[Entries with chart source code]
● ● ●

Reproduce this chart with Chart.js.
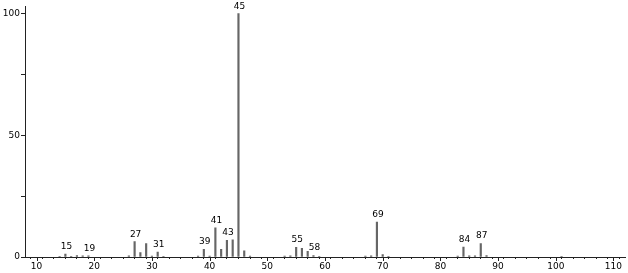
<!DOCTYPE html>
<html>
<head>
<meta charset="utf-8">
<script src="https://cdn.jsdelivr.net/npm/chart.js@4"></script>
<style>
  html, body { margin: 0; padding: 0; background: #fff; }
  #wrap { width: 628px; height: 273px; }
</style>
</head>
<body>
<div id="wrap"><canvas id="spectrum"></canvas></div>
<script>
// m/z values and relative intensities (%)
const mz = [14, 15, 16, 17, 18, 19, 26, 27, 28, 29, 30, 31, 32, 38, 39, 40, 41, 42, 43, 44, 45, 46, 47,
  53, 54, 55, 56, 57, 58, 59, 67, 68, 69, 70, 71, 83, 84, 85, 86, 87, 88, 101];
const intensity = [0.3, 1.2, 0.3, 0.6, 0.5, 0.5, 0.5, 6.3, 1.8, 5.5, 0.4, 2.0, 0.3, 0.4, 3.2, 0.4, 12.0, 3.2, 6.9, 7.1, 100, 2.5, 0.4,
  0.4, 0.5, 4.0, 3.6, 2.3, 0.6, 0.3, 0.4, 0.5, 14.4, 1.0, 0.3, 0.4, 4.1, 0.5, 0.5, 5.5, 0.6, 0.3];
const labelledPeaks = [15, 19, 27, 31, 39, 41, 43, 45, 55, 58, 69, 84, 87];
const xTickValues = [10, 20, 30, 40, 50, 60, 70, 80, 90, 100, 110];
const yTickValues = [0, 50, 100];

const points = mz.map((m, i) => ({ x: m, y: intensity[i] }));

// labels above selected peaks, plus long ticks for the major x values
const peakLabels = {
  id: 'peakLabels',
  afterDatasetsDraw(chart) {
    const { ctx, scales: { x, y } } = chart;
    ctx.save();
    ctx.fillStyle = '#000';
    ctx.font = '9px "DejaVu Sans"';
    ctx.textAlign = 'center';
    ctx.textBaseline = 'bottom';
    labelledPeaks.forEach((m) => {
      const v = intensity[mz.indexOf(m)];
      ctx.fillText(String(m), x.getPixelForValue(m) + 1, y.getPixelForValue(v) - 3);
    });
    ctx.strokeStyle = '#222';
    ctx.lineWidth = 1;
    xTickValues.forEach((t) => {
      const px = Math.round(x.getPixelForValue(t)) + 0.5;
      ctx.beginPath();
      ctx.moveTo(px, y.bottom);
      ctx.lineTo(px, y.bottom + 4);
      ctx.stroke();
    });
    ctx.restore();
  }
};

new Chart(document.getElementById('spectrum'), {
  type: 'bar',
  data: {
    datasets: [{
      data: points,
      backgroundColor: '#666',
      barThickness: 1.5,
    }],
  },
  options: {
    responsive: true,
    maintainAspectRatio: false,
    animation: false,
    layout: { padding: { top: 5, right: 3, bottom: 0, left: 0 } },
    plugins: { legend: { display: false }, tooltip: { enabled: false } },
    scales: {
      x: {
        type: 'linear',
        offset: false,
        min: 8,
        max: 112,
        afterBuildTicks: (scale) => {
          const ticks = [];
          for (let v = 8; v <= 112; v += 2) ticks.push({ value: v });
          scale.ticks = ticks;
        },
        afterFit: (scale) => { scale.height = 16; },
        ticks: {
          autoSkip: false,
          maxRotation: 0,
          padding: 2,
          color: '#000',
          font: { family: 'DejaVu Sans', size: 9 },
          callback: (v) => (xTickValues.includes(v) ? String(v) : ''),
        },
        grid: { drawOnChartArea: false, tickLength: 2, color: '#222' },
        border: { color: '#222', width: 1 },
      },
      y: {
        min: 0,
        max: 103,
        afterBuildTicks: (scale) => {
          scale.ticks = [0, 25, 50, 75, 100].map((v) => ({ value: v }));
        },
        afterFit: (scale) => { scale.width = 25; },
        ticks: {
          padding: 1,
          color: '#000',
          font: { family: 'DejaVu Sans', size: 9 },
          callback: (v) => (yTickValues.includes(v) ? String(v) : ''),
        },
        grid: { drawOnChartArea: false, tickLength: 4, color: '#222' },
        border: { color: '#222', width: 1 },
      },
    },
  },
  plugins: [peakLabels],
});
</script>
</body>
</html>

● ● ●

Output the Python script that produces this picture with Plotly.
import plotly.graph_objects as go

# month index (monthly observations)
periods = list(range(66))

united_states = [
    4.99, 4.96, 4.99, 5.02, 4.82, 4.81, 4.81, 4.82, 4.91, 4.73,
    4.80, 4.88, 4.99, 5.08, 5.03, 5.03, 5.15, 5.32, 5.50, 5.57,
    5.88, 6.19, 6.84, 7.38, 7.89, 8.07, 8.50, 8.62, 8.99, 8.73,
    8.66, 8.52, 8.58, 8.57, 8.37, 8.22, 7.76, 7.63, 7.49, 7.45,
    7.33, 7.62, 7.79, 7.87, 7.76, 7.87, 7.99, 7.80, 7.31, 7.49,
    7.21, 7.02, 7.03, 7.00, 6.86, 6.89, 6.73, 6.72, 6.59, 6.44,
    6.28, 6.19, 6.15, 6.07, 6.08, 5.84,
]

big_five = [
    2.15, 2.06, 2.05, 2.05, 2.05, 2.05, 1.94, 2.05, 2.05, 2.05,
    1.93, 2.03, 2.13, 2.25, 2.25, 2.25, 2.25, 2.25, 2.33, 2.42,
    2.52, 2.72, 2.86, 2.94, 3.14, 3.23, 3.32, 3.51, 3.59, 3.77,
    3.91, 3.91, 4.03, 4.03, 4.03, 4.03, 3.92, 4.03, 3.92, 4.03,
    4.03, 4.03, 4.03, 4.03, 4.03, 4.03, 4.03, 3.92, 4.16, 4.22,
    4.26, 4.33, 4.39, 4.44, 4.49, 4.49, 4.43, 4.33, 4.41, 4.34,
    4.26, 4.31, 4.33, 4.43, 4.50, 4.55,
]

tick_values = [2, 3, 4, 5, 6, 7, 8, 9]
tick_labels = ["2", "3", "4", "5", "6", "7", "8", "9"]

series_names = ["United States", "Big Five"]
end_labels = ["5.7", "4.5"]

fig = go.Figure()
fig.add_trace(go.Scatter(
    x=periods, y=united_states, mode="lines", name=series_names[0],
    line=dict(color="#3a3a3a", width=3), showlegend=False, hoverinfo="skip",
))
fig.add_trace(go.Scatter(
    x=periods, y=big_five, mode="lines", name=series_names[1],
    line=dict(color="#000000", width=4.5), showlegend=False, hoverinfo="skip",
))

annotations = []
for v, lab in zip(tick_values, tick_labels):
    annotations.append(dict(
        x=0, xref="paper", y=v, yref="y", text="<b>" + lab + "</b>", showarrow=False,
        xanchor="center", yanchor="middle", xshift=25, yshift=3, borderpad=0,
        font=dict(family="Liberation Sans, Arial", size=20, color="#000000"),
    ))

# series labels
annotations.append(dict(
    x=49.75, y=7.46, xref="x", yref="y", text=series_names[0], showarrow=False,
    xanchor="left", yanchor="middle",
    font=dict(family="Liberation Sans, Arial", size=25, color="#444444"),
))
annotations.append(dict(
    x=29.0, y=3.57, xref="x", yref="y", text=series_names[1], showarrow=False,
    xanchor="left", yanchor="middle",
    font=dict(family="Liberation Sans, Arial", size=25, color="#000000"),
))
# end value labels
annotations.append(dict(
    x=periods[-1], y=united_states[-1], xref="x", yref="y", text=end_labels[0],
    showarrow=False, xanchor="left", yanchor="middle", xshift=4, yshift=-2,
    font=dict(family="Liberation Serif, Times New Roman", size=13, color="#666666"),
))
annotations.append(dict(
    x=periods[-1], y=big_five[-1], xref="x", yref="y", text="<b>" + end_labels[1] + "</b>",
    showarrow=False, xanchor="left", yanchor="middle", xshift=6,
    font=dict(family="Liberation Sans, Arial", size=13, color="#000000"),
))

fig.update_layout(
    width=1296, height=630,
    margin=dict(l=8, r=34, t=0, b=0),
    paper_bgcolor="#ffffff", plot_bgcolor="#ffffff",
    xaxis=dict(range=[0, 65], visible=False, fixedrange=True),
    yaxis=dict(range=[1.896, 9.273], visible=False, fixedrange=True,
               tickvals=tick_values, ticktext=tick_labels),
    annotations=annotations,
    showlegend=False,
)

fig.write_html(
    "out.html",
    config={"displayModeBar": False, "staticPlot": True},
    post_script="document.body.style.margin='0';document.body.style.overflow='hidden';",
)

● ● ●

WORK REQUIRED: From the records above, report the count of lines containing "this" and nothing more.

WRITTEN ANSWER: 2